Marge’s daughter-in-law scribbled furiously in a tablet. She asked Eve if it was OK if she took a few pictures and did a short article on the store in the local paper. Both Eddie and Eve agreed it would be all right. The article appeared a week later with a photo of Eddie and Eve sitting on the lawn chairs by the mayor’s sign, smiling proudly. Lower on the page was a photo of the brothers with Tom’s wife linked arm in arm between them. This second photo was done at Eve’s insistence. “People need to know the whole family,” she said. “And the whole family needs to feel important,” she told Eddie.
Eddie bought 20 copies of the paper and gave them to his dearest friends. Eve clipped the article and taped it to the glass counter by the meat shelves. Over time, it yellowed and became stained, and the tape peeled, losing its stickiness.
Words Of Wisdom
Years passed and Jimmy eventually married, and he and his wife had three children. Tommy and his wife had two.

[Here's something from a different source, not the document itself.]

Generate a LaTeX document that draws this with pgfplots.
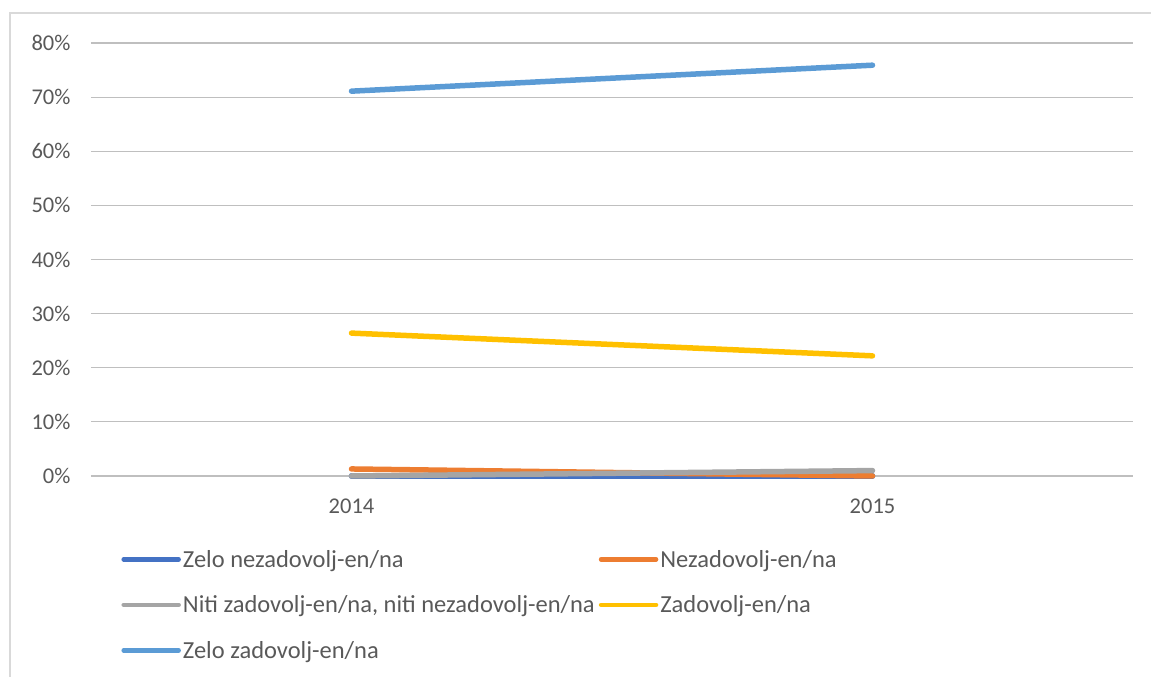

Twenty-three years later, Eddie and Eve passed on within 6 months of each other, and the boys retooled the business to meet current needs. They poured a cement pad and added an awning for 20 tables that were filled most days. Although some deli options were available inside, the grocery part of the business had mostly disappeared. The average customer used the free Wi-Fi, enjoyed the variety of coffees, and noshed on freshly baked muffins, cookies, or scones. Specialty ice cream had become a staple in the evening hours. Still a family business, four of the five grandchildren worked there regularly and made a nice living. The family kept the expectations real and the business honest. The family stayed involved in the neighborhood, contributing to the local high school and churches regularly. They also sponsored a Little League team every summer.
Wisely, Jimmy and Tommy never changed the name of Eddie and Eve’s, and the people from the neighborhood pledged their loyalty as their children and grandchildren were taught the valuable lessons of allegiance, being well-grounded, and happiness, like the Harmons.

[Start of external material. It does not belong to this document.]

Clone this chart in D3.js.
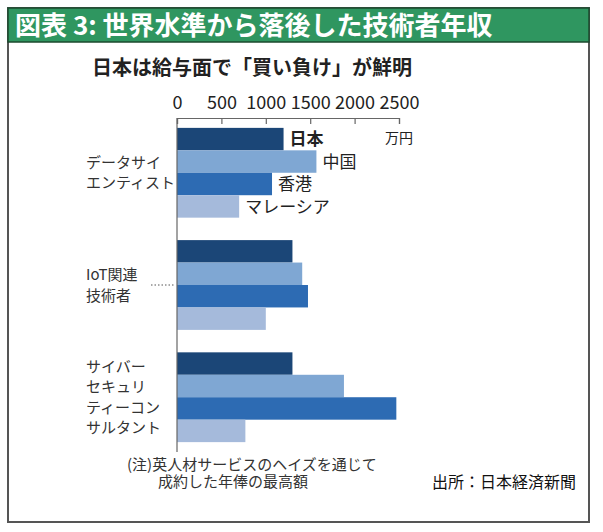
<!DOCTYPE html>
<html><head><meta charset="utf-8">
<script src="https://cdn.jsdelivr.net/npm/d3@7"></script>
<style>
html,body{margin:0;padding:0;background:#fff;}
svg text{font-family:"Noto Sans CJK JP","Noto Sans",sans-serif;}
</style>
</head><body>
<svg id="chart" width="603" height="532"></svg>
<script>
const categories = [["データサイ","エンティスト"],["IoT関連","技術者"],["サイバー","セキュリ","ティーコン","サルタント"]];
const categoryKeys = ["データサイエンティスト","IoT関連技術者","サイバーセキュリティーコンサルタント"];
const seriesNames = ["日本","中国","香港","マレーシア"];
const japan    = [1200, 1300, 1300];
const china    = [1570, 1410, 1880];
const hongkong = [1070, 1475, 2470];
const malaysia = [700, 1000, 770];
const tickValues = [0,500,1000,1500,2000,2500];
const colors = ["#1b4677","#7fa7d3","#2d6bb3","#a5badb"];

const seriesValues = [japan, china, hongkong, malaysia];
const svg = d3.select("#chart");

// frame
svg.append("rect").attr("x",8).attr("y",8).attr("width",581).attr("height",514)
  .attr("fill","#fff").attr("stroke","#555").attr("stroke-width",2);
svg.append("rect").attr("x",8).attr("y",8).attr("width",581).attr("height",34)
  .attr("fill","#2f9660").attr("stroke","#1c4a2e").attr("stroke-width",1.5);
svg.append("text").attr("x",15).attr("y",35).attr("fill","#fff")
  .attr("font-size",26).attr("font-weight",700)
  .text("図表 3: 世界水準から落後した技術者年収");

svg.append("text").attr("x",92).attr("y",75).attr("fill","#222")
  .attr("font-size",20).attr("font-weight",700)
  .text("日本は給与面で「買い負け」が鮮明");

const x = d3.scaleLinear().domain([0,2500]).range([177,399]);
const y = d3.scaleBand().domain(categoryKeys).range([118,452]).paddingInner(0.2).paddingOuter(0.088);
const ys = d3.scaleBand().domain(seriesNames).range([0,y.bandwidth()]).padding(0);

// bars
categoryKeys.forEach((c,ci)=>{
  const g = svg.append("g").attr("transform",`translate(0,${y(c)})`);
  g.selectAll("rect").data(seriesNames).join("rect")
    .attr("x",x(0)).attr("y",s=>ys(s))
    .attr("width",(s,si)=>x(seriesValues[si][ci])-x(0))
    .attr("height",ys.bandwidth())
    .attr("fill",(s,si)=>colors[si]);
  if(ci===0){
    g.selectAll("text").data(seriesNames).join("text")
      .attr("x",(s,si)=>x(seriesValues[si][ci])+6)
      .attr("y",s=>ys(s)+ys.bandwidth()/2)
      .attr("dy","0.36em")
      .attr("font-size",17)
      .attr("font-weight",(s,si)=>si===0?700:400)
      .attr("fill","#222")
      .text(s=>s);
  }
});

// axis
const axis = d3.axisTop(x).tickValues(tickValues).tickFormat(d3.format("d"))
  .tickSizeInner(-6).tickSizeOuter(-6).tickPadding(9);
const ag = svg.append("g").attr("transform","translate(0,118)").call(axis);
ag.selectAll("path,line").attr("stroke","#666").attr("stroke-width",1.2);
ag.selectAll("text").attr("font-family","'Liberation Sans Narrow','Liberation Sans',Arial,sans-serif")
  .attr("font-size",18).attr("fill","#222");
svg.append("line").attr("x1",x(0)).attr("x2",x(0)).attr("y1",118).attr("y2",452)
  .attr("stroke","#666").attr("stroke-width",1.2);

svg.append("text").attr("x",385).attr("y",138).attr("dy","0.36em")
  .attr("font-size",14).attr("fill","#222").text("万円");

// category labels
const lh = 20.5;
categoryKeys.forEach((c,ci)=>{
  const lines = categories[ci];
  const cy = y(c)+y.bandwidth()/2;
  const t = svg.append("text").attr("font-size",15).attr("fill","#333");
  lines.forEach((l,li)=>{
    t.append("tspan").attr("x",86)
      .attr("y",cy+(li-(lines.length-1)/2)*lh)
      .attr("dy","0.36em").text(l);
  });
});
// leader for IoT
svg.append("line").attr("x1",151).attr("x2",175)
  .attr("y1",y(categoryKeys[1])+y.bandwidth()/2).attr("y2",y(categoryKeys[1])+y.bandwidth()/2)
  .attr("stroke","#555").attr("stroke-width",1).attr("stroke-dasharray","1.5,2");

// footnote
svg.append("text").attr("x",127).attr("y",465).attr("dy","0.36em").attr("font-size",15).attr("fill","#333")
  .text("(注)英人材サービスのヘイズを通じて");
svg.append("text").attr("x",158).attr("y",482).attr("dy","0.36em").attr("font-size",15).attr("fill","#333")
  .text("成約した年俸の最高額");
svg.append("text").attr("x",432).attr("y",482).attr("dy","0.36em").attr("font-size",16).attr("fill","#111")
  .text("出所：日本経済新聞");
</script>
</body></html>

One grandchild, Little Evie, who chose to depart from the family business, started a company of her own and was highly successful. She and her husband ran a chain of vans and cars that provided services for the elderly, including errands, meals, taxi rides, etc. They recently hired five employees, and someone from the local college asked if they could interview Evie about her keys to success.
The interview went well and the photo that accompanied the article showed Evie pointing to a framed picture of her grandparents sitting in front of the original store. The photo inside the frame was yellowed and stained, but was still preserved. Next to it was another frame with three sentences typed in bold print:
- Treat people with respect.
- Listen to what people do, rather than say.
- Don’t lie to yourself.
The reporter asked Evie if all entrepreneurs should follow this advice, and she responded with a smile, using the accent of her beloved grandmother: “If you choose to listen, is good. If you choose no listen, move on. I don’t chew my cabbage twice.”
I keep hearing about modern businesses, their electronic needs, their forecasting tools, their creative interview techniques that discover the best of the best. Sure, these tools are helpful—I use some of them myself—but are there really any rules more accurate than the three presented above?